Are Business Cards Dead in the Digital Age?
Forbes declared business cards dead, claiming they’re static, being used wrong, and they don’t reflect our life in a high-speed gig economy. Well, they’re partly right.
Here’s our take:
Living la Vide Digital Age
Yes, Americans devote more than 10 hours a day to screen time, but when so many messages are moving digital, there is now more open space for traditional marketing, including business cards.
And traditional marketing (specifically, print media) has gotten much smarter. Predictably, traditional media works best when tied together with digital. The key is connecting through meaningful relationships. And with an action plan in place, both forms bring out the best in each other.

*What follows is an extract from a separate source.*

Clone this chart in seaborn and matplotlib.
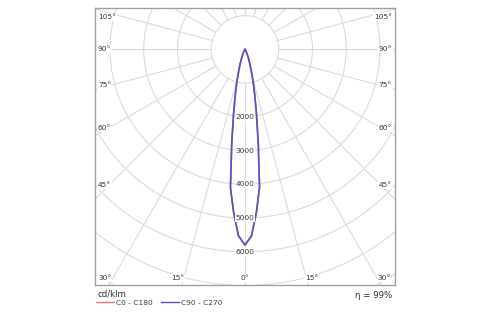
import numpy as np
import pandas as pd
import matplotlib
matplotlib.use("Agg")
import matplotlib.pyplot as plt
from matplotlib.patches import Circle
import seaborn as sns

# ---- data (cd/klm vs. gamma angle, symmetric curve) ----
gamma_deg = [0, 2, 4, 6, 8, 10, 12, 14, 16, 18, 20, 22, 25, 30, 35, 40, 45, 50, 60, 70, 80, 90]
c0_c180 = [5800, 5530, 4840, 4120, 2830, 1960, 1400, 1000, 700, 490, 340, 240, 130, 40, 10, 0, 0, 0, 0, 0, 0, 0]
c90_c270 = [5800, 5530, 4840, 4120, 2830, 1960, 1400, 1000, 700, 490, 340, 240, 130, 40, 10, 0, 0, 0, 0, 0, 0, 0]
series_names = ["C0 - C180", "C90 - C270"]
ring_values = [1000, 2000, 3000, 4000, 5000, 6000, 7000, 8000, 9000, 10000]
ring_labels = ["2000", "3000", "4000", "5000", "6000"]
ray_angles = list(range(-180, 181, 15))
side_labels = ["105°", "90°", "75°", "60°", "45°"]
bottom_labels = ["30°", "15°", "0°", "15°", "30°"]
unit_label = "cd/klm"
eta_label = "η = 99%"

colors = {"C0 - C180": "#e07a7a", "C90 - C270": "#5b4fc9"}

sns.set_theme(style="white")
plt.rcParams["font.family"] = ["DejaVu Sans"]

W, H = 500, 325
fig = plt.figure(figsize=(W / 100, H / 100), dpi=100)
# frame in px: x 95..395, y 8..285
fx0, fx1, fy0, fy1 = 95, 395, 8, 285
ax = fig.add_axes([fx0 / W, (H - fy1) / H, (fx1 - fx0) / W, (fy1 - fy0) / H])

scale = 0.03375  # px per cd/klm
cx, cy = 245, 49.3  # centre in px
ax.set_xlim((fx0 - cx) / scale, (fx1 - cx) / scale)
ax.set_ylim((cy - fy1) / scale, (cy - fy0) / scale)

grid_c = "#dcdcdc"
# rings
for r in ring_values:
    ax.add_patch(Circle((0, 0), r, fill=False, edgecolor=grid_c, lw=0.8, zorder=1))
# rays
for a in ray_angles:
    t = np.deg2rad(a)
    ax.plot([1000 * np.sin(t), 20000 * np.sin(t)], [-1000 * np.cos(t), -20000 * np.cos(t)],
            color=grid_c, lw=0.8, zorder=1)

# curve data frame
rows = []
for name, vals in zip(series_names, [c0_c180, c90_c270]):
    angs = [-a for a in gamma_deg[::-1]] + gamma_deg[1:]
    ints = vals[::-1] + vals[1:]
    for a, v in zip(angs, ints):
        t = np.deg2rad(a)
        rows.append({"x": v * np.sin(t), "y": -v * np.cos(t), "series": name})
df = pd.DataFrame(rows)
sns.lineplot(data=df, x="x", y="y", hue="series", palette=colors, sort=False,
             estimator=None, lw=1.2, ax=ax, zorder=3)
# red underneath is hidden by the blue; keep it slightly thinner
for ln in ax.get_lines()[-2:]:
    if ln.get_label() == "C0 - C180" or ln.get_color() == colors["C0 - C180"]:
        ln.set_linewidth(0.9)

ax.set_xlabel("")
ax.set_ylabel("")
ax.set_xticks([])
ax.set_yticks([])
for s in ax.spines.values():
    s.set_color("#a0a0a0")
    s.set_linewidth(1.0)
    s.set_visible(True)

fs = 5.4
tc = "#3a3a3a"
bb = dict(facecolor="white", edgecolor="none", pad=0.6)

def fx(px):
    return (px - fx0) / (fx1 - fx0)

def fy(py):
    return (fy1 - py) / (fy1 - fy0)

# ring labels
for lab in ring_labels:
    v = float(lab)
    ax.text(0, -v, lab, ha="center", va="center", fontsize=fs, color=tc, bbox=bb, zorder=5)

# side labels
side_y = [16.7, 49.3, 85, 127.7, 185]
for lab, py in zip(side_labels, side_y):
    ax.text(fx(98), fy(py), lab, transform=ax.transAxes, ha="left", va="center",
            fontsize=fs, color=tc, bbox=bb, zorder=5)
    ax.text(fx(392), fy(py), lab, transform=ax.transAxes, ha="right", va="center",
            fontsize=fs, color=tc, bbox=bb, zorder=5)
# bottom labels
bottom_x = [105, 177.5, 245, 311.8, 384]
for lab, px in zip(bottom_labels, bottom_x):
    ax.text(fx(px), fy(277.7), lab, transform=ax.transAxes, ha="center", va="center",
            fontsize=fs, color=tc, bbox=bb, zorder=5)

# unit and efficiency
ax.text(fx(97), fy(294), unit_label, transform=ax.transAxes, ha="left", va="center",
        fontsize=6.2, color="#303030", clip_on=False)
ax.text(fx(392), fy(295), eta_label, transform=ax.transAxes, ha="right", va="center",
        fontsize=6.2, color="#303030", clip_on=False)

handles, labels = ax.get_legend_handles_labels()
if ax.get_legend() is not None:
    ax.get_legend().remove()
leg = ax.legend(handles, labels, loc="center left", bbox_to_anchor=(fx(96), fy(302.5)),
                ncol=2, frameon=False, fontsize=fs, handlelength=2.4, handletextpad=0.3,
                columnspacing=1.0, borderpad=0, borderaxespad=0)
for t in leg.get_texts():
    t.set_color("#404040")
for l in leg.get_lines():
    l.set_linewidth(1.0)

fig.savefig("out.png", dpi=100)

Business Cards’ Role Has Shifted
88% of business cards handed out get thrown away in less than a week. Dropping off a business card stapled to a brochure at a prospect’s front desk doesn’t cut it anymore.
Today, business cards are the sidekick with a purpose. Context, delivery, and timing matter. Depending on the meeting style, you may want to hand out a business card in the beginning or in the end. Or it may not be appropriate to hand one out at all. It all depends, and honing on the right time and place can be key to making it work most effectively for you.
People’s BS Detectors are better than ever. Quality, authenticity, and originality have never been more important because we’ve been conditioned to be skeptical of most sales tactics. A second glance is only given to things that resonate as authentic.
With high expectations set, high caliber design and materials are not optional, rather, they’re essential.
High expectations can open the door to being memorable, a rare unicorn in the marketing world. Take a calculated chance on size, shape, material, colors – everything. It’s easier now more than ever to break away from the standard 2” x 3.5” white business card. Local artisans and online retailers are no stranger to custom requests.
So are business cards dead? Far from it. They’re just not what they used to be, and that’s a good thing.